The opening words of the third stanza offer a variation on the assertion that “This is not a poem.” Beginning with the claim that “This is not a sonnet,” the third stanza delineates the music created and sung by Black women, from the spirituals to rap. Significantly, the stanza ends with the reiterated denial that it is a sonnet and the counterclaim that it is instead “the truth of the beauty that the only authentic voice of Planet Earth comes from the black soil…tilled and mined…by the Daughters of the Diaspora.” Perhaps because the sonnet is frequently regarded in Western literary tradition as one of the most elegant poetic forms, mastery of which is often expected of aspiring writers, Giovanni seizes on it in order to juxtapose its artifice to the authenticity of the Black woman's voice. What constitute the “authenticity” of that voice, the poem suggests, are the comfort, support, celebration, encouragement, unselfishness, and prayerfulness that it has lifted itself to speak and sing. In other words, authenticity is a function of human conduct, of ethical behavior. The Black woman's voice is authentic because, as the poem concludes, the Black woman has made “the world a hopeful…loving place.” Such authenticity of voice is for Giovanni clearly superior to the aesthetic form in which that voice
might cast its words. Further, while the sonnet may be a poetic form prized in Western literary traditions, it is not a form capable of expressing Black realities; the Black woman's “authentic” voice has created its own forms through which to sing and speak.

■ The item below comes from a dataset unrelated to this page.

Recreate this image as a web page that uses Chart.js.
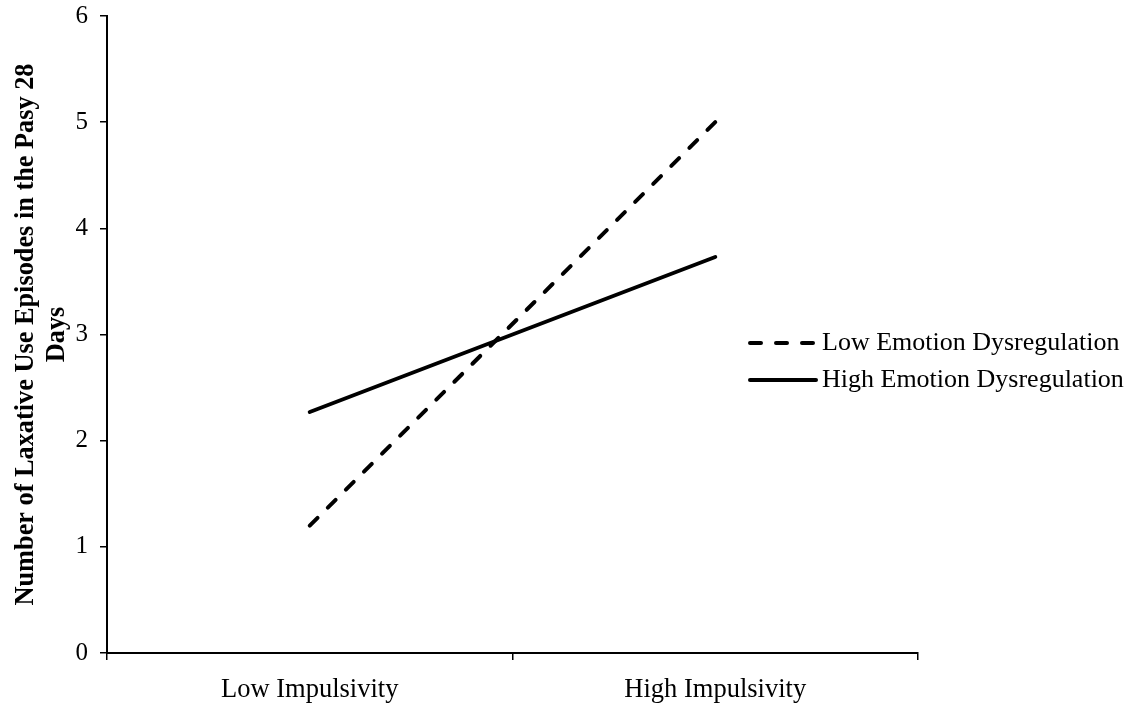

Giovanni's insistence that aesthetic value emerges from and is dependent upon moral value surfaces not only in this poem from the 1990s, but in the poems throughout this volume. It is a corollary to her equally consistent belief that the poet writes not from experience but from empathy: “You try as a writer to put yourself into the other person's position. Empathy. Empathy is everything because we can't experience everything. Experience is important, but empathy is the key.”
7
Many of Giovanni's poems, both early and more recent, make obvious use of empathy, including such pieces as “Poem For Aretha,” “Poem For A Lady Whose Voice I Like,” “Poem For Angela Yvonne Davis,” and “Linkage.” But for Giovanni, empathy is not simply a tool for poetically appropriating lives and experiences removed from the world inhabited by the poet; on the contrary, empathy is key to human life and understanding because it is key to human connection (one of the primary purposes of art as she sees it). Empathy enables us to collapse the dualistic structures that polarize our world into “us” and “them.” Not surprisingly, many of Giovanni's poems attribute a powerful capacity for empathy to Black women, who “wipe away our own grief…to give comfort to those beyond comfort” (“Hands: For Mother's Day”). The Black woman's unselfish willingness to empathize with others constitutes one of the sources of her authenticity of voice.